FETÖ’cülerin toplu olarak tutulduğu koğuşlarda televizyon bile olmadığı, olsa bile bu tür haberleri izlemediklerine dair haberler çıkıyor. Bunun tek bir sebebi var. Örgüt içinden yeni itirafçılar çıkmasını önlemek. Eğer içerideki herhangi bir ‘eleman’ yılgınlığa düşerse, toparlamalarının çok zor olduğunu biliyorlar. Bunun önüne geçmek için onları kasıtlı olarak gerçek bilgiden uzak tutuyorlar.
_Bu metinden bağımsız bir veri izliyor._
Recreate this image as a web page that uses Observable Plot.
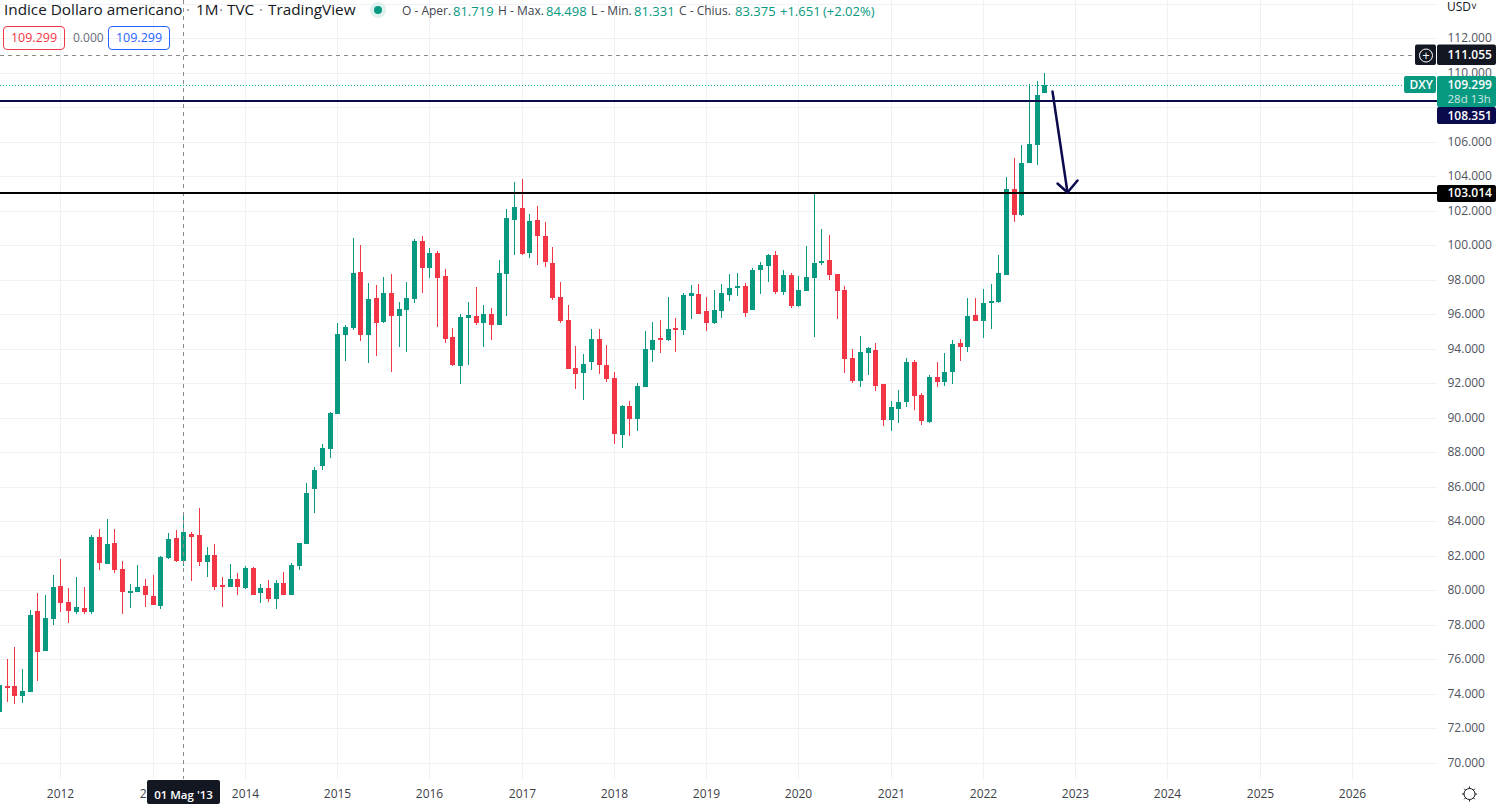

Bir hayal perdesi ile sarıp sarmalamaya çalışıyorlar. Yalan rüyalar, yalan yorumlarla içlerindeki birliği sağlamaya çalışıyorlar. Bu geçmişte sol örgütlerin “Her an devrim olabilir” demesi gibi bir şey. Onlar da her an kendi kurtarıcılarını, kendi “Mehdilerini” bekliyorlar. Koğuşlardaki kitle psikolojisini hiç yabana atmayın. Çok önemli bir faktördür. Bu yolla onlarca kişi açlık grevlerinde hayatlarını kaybetti. Hatırlayın.

Bu abuk subuk ifadelerin bir başka hedefi de dışarıdakiler. Türkiye’nin neredeyse tamamı bu 15 Temmuz’un FETÖ’cülerin işi olduğunu biliyor. Ama bunlara inanan, geçmişte yardım ettiğine inanarak destek olanları da kaybetmemek lazım. Çünkü bu kitle, darbenin çok kötü bir şey olduğunu biliyor. Sırf bu yüzden etki alanlarından çıkmasınlar diye örgüt kasıtlı olarak darbeyi gerçekleştirenler için başka hedefler gösteriyor. Kimi “Kontrollü darbe” deyip akıl karıştırırken, kimi de hatta elebaşları Fetullah Gülen de Kemalistleri hedef gösteriyor. Dertleri 40 yıldır sağdıkları saf kitleyi kaybetmemek. İşte o yüzden hiçbiri FETÖ’nün adını ağzına almıyor.

Bu işin bir de dış boyutu var. Bunlar açıkça başta Amerika ve Almanya olmak üzere batılı ülkelerden destek görüyor. Bu ülkeler kendi kamuoylarına seçilmiş bir iktidarı halkı katlederek devirmeyi amaçlayan bir örgüte yardım etmek konusunda ikna edemezler. Bu tırnak içinde inandıklarını söyledikleri değerlere aykırı olur. O yüzden sanıkların FETÖ’yü itiraf etmemesi gerekiyor. Böylece koruma kalkanları daha sağlam olarak devam edebilir.

İşte bu üç unsur birleştiğinde ortaya mahkeme salonlarındaki durum çıkıyor. Komik ifadeler, kuyruğu dik tutma tavırları. Bu durum bile örgütün eline geçirdiği insanlar üzerinde ne kadar etkin olduğunu göstermiyor mu?